As the tip on the top states, you need to click the “+ icon on the left” to add lectures. It took me a minute to figure out that this is invisible until you hover over it:

udemy invisible plus sign

All right, then. I tried uploading my video file, but, alas, the file size was apparently too big for Udemy:

udemy file size too big

I should note that, at least in Windows, the file size is listed as 0.99 GB, so I thought I would’ve been fine. Guess it’s just too close to the limit.

In any case, you need to have at least five lectures in your course in order to publish it. After that, you can customize your course landing page in a limited way: you can add a description, course image, and promotional video, but that’s it.

You can set a price in ten dollar increments, starting at $19.99 (so $19.99, $29.99, etc.). But to set a price, you need to complete what Udemy calls a “Premium Instructor Application.” This include providing some personal information, a picture of yourself, a payout method, and agreement to some terms and rules.

I didn’t do any of this, because my course isn’t complete anyway.

You then, finally, can submit your course for review. But before you can do that, you have to complete a verification process. I didn’t particularly feel like doing that either.
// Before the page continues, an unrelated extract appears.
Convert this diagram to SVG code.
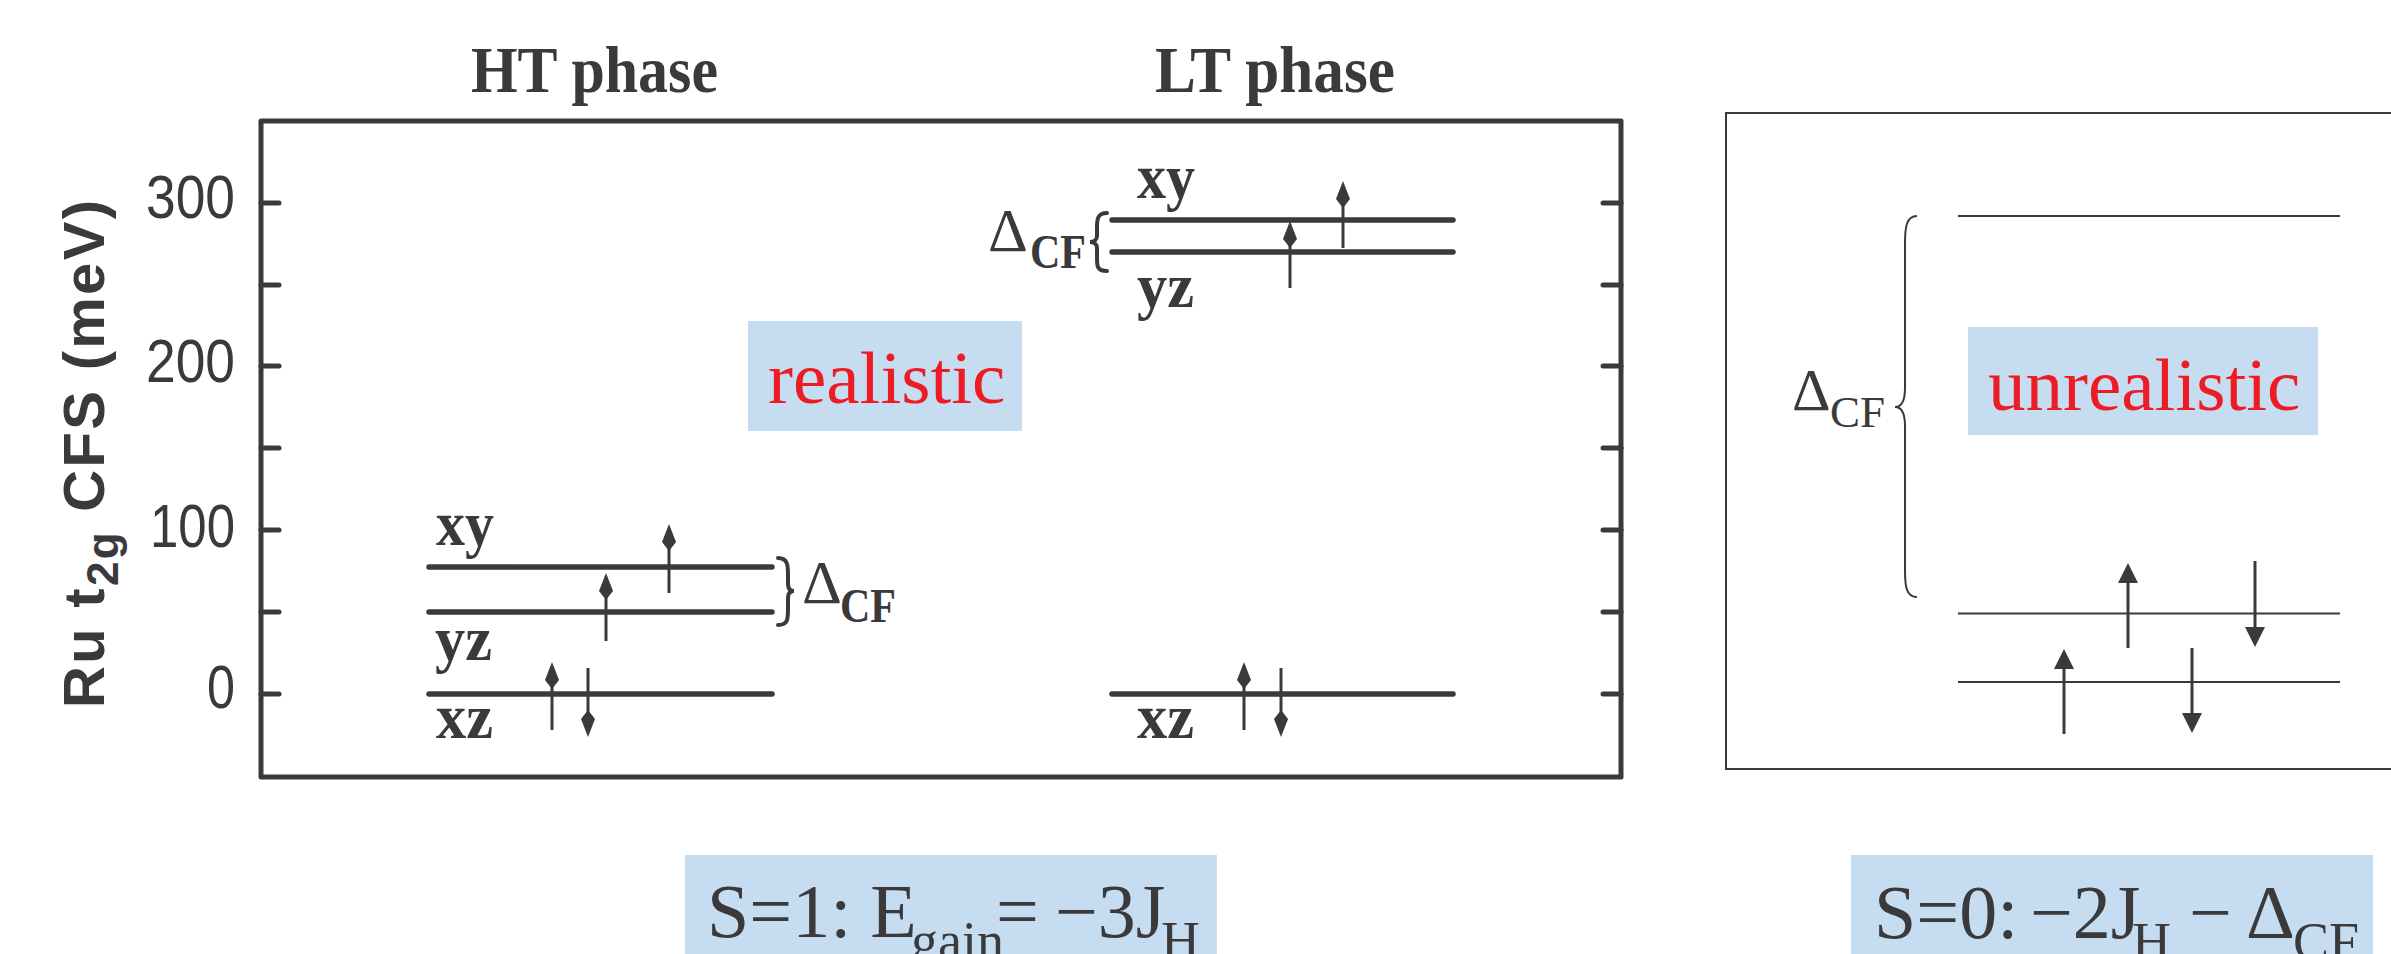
<svg xmlns="http://www.w3.org/2000/svg" xmlns:xlink="http://www.w3.org/1999/xlink" width="2391" height="954" viewBox="0 0 2391 954">
<style>
  .frame{fill:none;stroke:#3a3a3d;stroke-width:5;stroke-linecap:round;stroke-linejoin:round}
  .tick{stroke:#3a3a3d;stroke-width:5;stroke-linecap:round}
  .lvl{stroke:#3a3a3d;stroke-width:5.5;stroke-linecap:round}
  .spin{stroke:#3a3a3d;stroke-width:3}
  .thin{stroke:#3a3a3d;stroke-width:2;fill:none}
  .brace{stroke:#3a3a3d;stroke-width:4;fill:none;stroke-linecap:round}
  .head{fill:#3a3a3d}
  .ax{font-family:"Liberation Sans",Arial,sans-serif;fill:#3a3a3d}
  .serif{font-family:"Liberation Serif","Times New Roman",serif;fill:#3a3a3d}
  .bold{font-weight:bold}
  .red{fill:#ed1c24}
  .box{fill:#c6dcf0}
</style>
<defs>
  <path id="kite" d="M0,0 L7,18 L0,27 L-7,18 Z" class="head"/>
  <path id="tri" d="M0,0 L10,20 L-10,20 Z" class="head"/>
</defs>

<g id="left-panel">
  <rect class="frame" x="261" y="121" width="1360" height="656"/>
  <g id="ticks">
    <line class="tick" x1="261" y1="203" x2="279" y2="203"/>
    <line class="tick" x1="261" y1="285" x2="279" y2="285"/>
    <line class="tick" x1="261" y1="366" x2="279" y2="366"/>
    <line class="tick" x1="261" y1="448" x2="279" y2="448"/>
    <line class="tick" x1="261" y1="530" x2="279" y2="530"/>
    <line class="tick" x1="261" y1="612" x2="279" y2="612"/>
    <line class="tick" x1="261" y1="694" x2="279" y2="694"/>
    <line class="tick" x1="1603" y1="203" x2="1621" y2="203"/>
    <line class="tick" x1="1603" y1="285" x2="1621" y2="285"/>
    <line class="tick" x1="1603" y1="366" x2="1621" y2="366"/>
    <line class="tick" x1="1603" y1="448" x2="1621" y2="448"/>
    <line class="tick" x1="1603" y1="530" x2="1621" y2="530"/>
    <line class="tick" x1="1603" y1="612" x2="1621" y2="612"/>
    <line class="tick" x1="1603" y1="694" x2="1621" y2="694"/>
  </g>
  <g id="tick-labels" class="ax" font-size="62" text-anchor="end">
    <text x="235" y="218" textLength="89" lengthAdjust="spacingAndGlyphs">300</text>
    <text x="235" y="382" textLength="89" lengthAdjust="spacingAndGlyphs">200</text>
    <text x="235" y="547" textLength="85" lengthAdjust="spacingAndGlyphs">100</text>
    <text x="235" y="708" textLength="28" lengthAdjust="spacingAndGlyphs">0</text>
  </g>
  <text id="y-label" class="ax bold" font-size="58" transform="translate(104,454) rotate(-90)" text-anchor="middle" textLength="508" lengthAdjust="spacing">Ru t<tspan font-size="44" dy="14">2g</tspan><tspan dy="-14">  CFS (meV)</tspan></text>
</g>

<g id="ht-title"><text class="serif bold" x="471" y="92" font-size="66" textLength="247" lengthAdjust="spacingAndGlyphs">HT phase</text></g>
<g id="lt-title"><text class="serif bold" x="1155" y="92" font-size="66" textLength="240" lengthAdjust="spacingAndGlyphs">LT phase</text></g>

<g id="ht-levels">
  <line class="lvl" x1="429" y1="567" x2="772" y2="567"/>
  <line class="lvl" x1="429" y1="612" x2="772" y2="612"/>
  <line class="lvl" x1="429" y1="694" x2="772" y2="694"/>
  <text class="serif bold" x="436" y="545" font-size="64" textLength="58" lengthAdjust="spacingAndGlyphs">xy</text>
  <text class="serif bold" x="435" y="660" font-size="64" textLength="57" lengthAdjust="spacingAndGlyphs">yz</text>
  <text class="serif bold" x="436" y="738" font-size="64" textLength="57" lengthAdjust="spacingAndGlyphs">xz</text>
  <path class="brace" d="M778,558 C788,558 788,566 788,575 L788,584 C788,589 790,591 794,591 C790,591 788,593 788,598 L788,609 C788,619 788,625 778,625"/>
  <text class="serif" x="802" y="603" font-size="62">Δ</text>
  <text class="serif bold" x="840" y="622" font-size="48" textLength="56" lengthAdjust="spacingAndGlyphs">CF</text>
</g>

<g id="lt-levels">
  <line class="lvl" x1="1112" y1="220" x2="1453" y2="220"/>
  <line class="lvl" x1="1112" y1="252" x2="1453" y2="252"/>
  <line class="lvl" x1="1112" y1="694" x2="1453" y2="694"/>
  <text class="serif bold" x="1137" y="198" font-size="64" textLength="58" lengthAdjust="spacingAndGlyphs">xy</text>
  <text class="serif bold" x="1137" y="307" font-size="64" textLength="57" lengthAdjust="spacingAndGlyphs">yz</text>
  <text class="serif bold" x="1137" y="738" font-size="64" textLength="57" lengthAdjust="spacingAndGlyphs">xz</text>
  <path class="brace" d="M1107,213 C1097,213 1097,220 1097,228 L1097,236 C1097,240 1094,242 1090,242 C1094,242 1097,244 1097,248 L1097,258 C1097,266 1097,271 1107,271"/>
  <text class="serif" x="988" y="251" font-size="62">Δ</text>
  <text class="serif bold" x="1030" y="268" font-size="48" textLength="56" lengthAdjust="spacingAndGlyphs">CF</text>
</g>

<g id="spins-left">
  <line class="spin" x1="669" y1="530" x2="669" y2="593"/><use xlink:href="#kite" href="#kite" transform="translate(669,524)"/>
  <line class="spin" x1="606" y1="579" x2="606" y2="641"/><use xlink:href="#kite" href="#kite" transform="translate(606,573)"/>
  <line class="spin" x1="552" y1="668" x2="552" y2="730"/><use xlink:href="#kite" href="#kite" transform="translate(552,662)"/>
  <line class="spin" x1="588" y1="668" x2="588" y2="731"/><use xlink:href="#kite" href="#kite" transform="translate(588,737) rotate(180)"/>
  <line class="spin" x1="1290" y1="227" x2="1290" y2="288"/><use xlink:href="#kite" href="#kite" transform="translate(1290,221)"/>
  <line class="spin" x1="1343" y1="187" x2="1343" y2="248"/><use xlink:href="#kite" href="#kite" transform="translate(1343,181)"/>
  <line class="spin" x1="1244" y1="668" x2="1244" y2="730"/><use xlink:href="#kite" href="#kite" transform="translate(1244,662)"/>
  <line class="spin" x1="1281" y1="668" x2="1281" y2="731"/><use xlink:href="#kite" href="#kite" transform="translate(1281,737) rotate(180)"/>
</g>

<g id="realistic">
  <rect class="box" x="748" y="321" width="274" height="110"/>
  <text class="serif red" x="768" y="403" font-size="75">realistic</text>
</g>

<g id="right-panel">
  <rect class="thin" x="1726" y="113" width="720" height="656"/>
  <line class="thin" x1="1958" y1="216" x2="2340" y2="216"/>
  <line class="thin" x1="1958" y1="613.5" x2="2340" y2="613.5"/>
  <line class="thin" x1="1958" y1="682" x2="2340" y2="682"/>
  <path class="thin" d="M1917,216 C1906,216 1905,228 1905,244 L1905,388 C1905,402 1901,407 1895,407 C1901,407 1905,412 1905,426 L1905,570 C1905,586 1906,597 1917,597"/>
  <text class="serif" x="1792" y="410" font-size="60">Δ</text>
  <text class="serif" x="1830" y="427" font-size="45">CF</text>
  <rect class="box" x="1968" y="327" width="350" height="108"/>
  <text class="serif red" x="1988" y="410" font-size="75">unrealistic</text>
  <line class="spin" x1="2064" y1="668" x2="2064" y2="734" stroke-width="2.5"/><use xlink:href="#tri" href="#tri" transform="translate(2064,649)"/>
  <line class="spin" x1="2128" y1="582" x2="2128" y2="648" stroke-width="2.5"/><use xlink:href="#tri" href="#tri" transform="translate(2128,563)"/>
  <line class="spin" x1="2192" y1="648" x2="2192" y2="715" stroke-width="2.5"/><use xlink:href="#tri" href="#tri" transform="translate(2192,733) rotate(180)"/>
  <line class="spin" x1="2255" y1="561" x2="2255" y2="628" stroke-width="2.5"/><use xlink:href="#tri" href="#tri" transform="translate(2255,647) rotate(180)"/>
</g>

<g id="formula-s1">
  <rect class="box" x="685" y="855" width="532" height="110"/>
  <text class="serif" font-size="76" y="937"><tspan x="707">S=1: E</tspan><tspan x="911" y="959" font-size="54">gain</tspan><tspan x="996" y="937">=</tspan><tspan x="1055" y="937">−3J</tspan><tspan x="1161" y="959" font-size="54">H</tspan></text>
</g>

<g id="formula-s0">
  <rect class="box" x="1851" y="855" width="522" height="110"/>
  <text class="serif" font-size="76" y="938"><tspan x="1874">S=0:</tspan><tspan x="2030" y="938">−2J</tspan><tspan x="2132" y="960" font-size="54">H</tspan><tspan x="2189" y="938">−</tspan><tspan x="2246" y="938">Δ</tspan><tspan x="2293" y="960" font-size="54">CF</tspan></text>
</g>
</svg>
From what I understand, once you finally complete all those steps, Udemy will evaluate your course before it goes live. They mostly look for video and audio quality.

The process of creating course felt pretty intuitive and I didn’t encounter any frustrations aside from the invisible plus sign and the file size limit. (This limit was not present in Teachable).

Teachable vs Udemy: Conclusion

All in all, I prefer Teachable as a platform to Udemy. You retain more control over your course, in appearance, branding, and pricing. No matter which platform you choose, you’ll have to do some marketing to get the most out of your sales. And, if you have to do that anyway, you may as well go with the one where you get to keep more of the money you earn.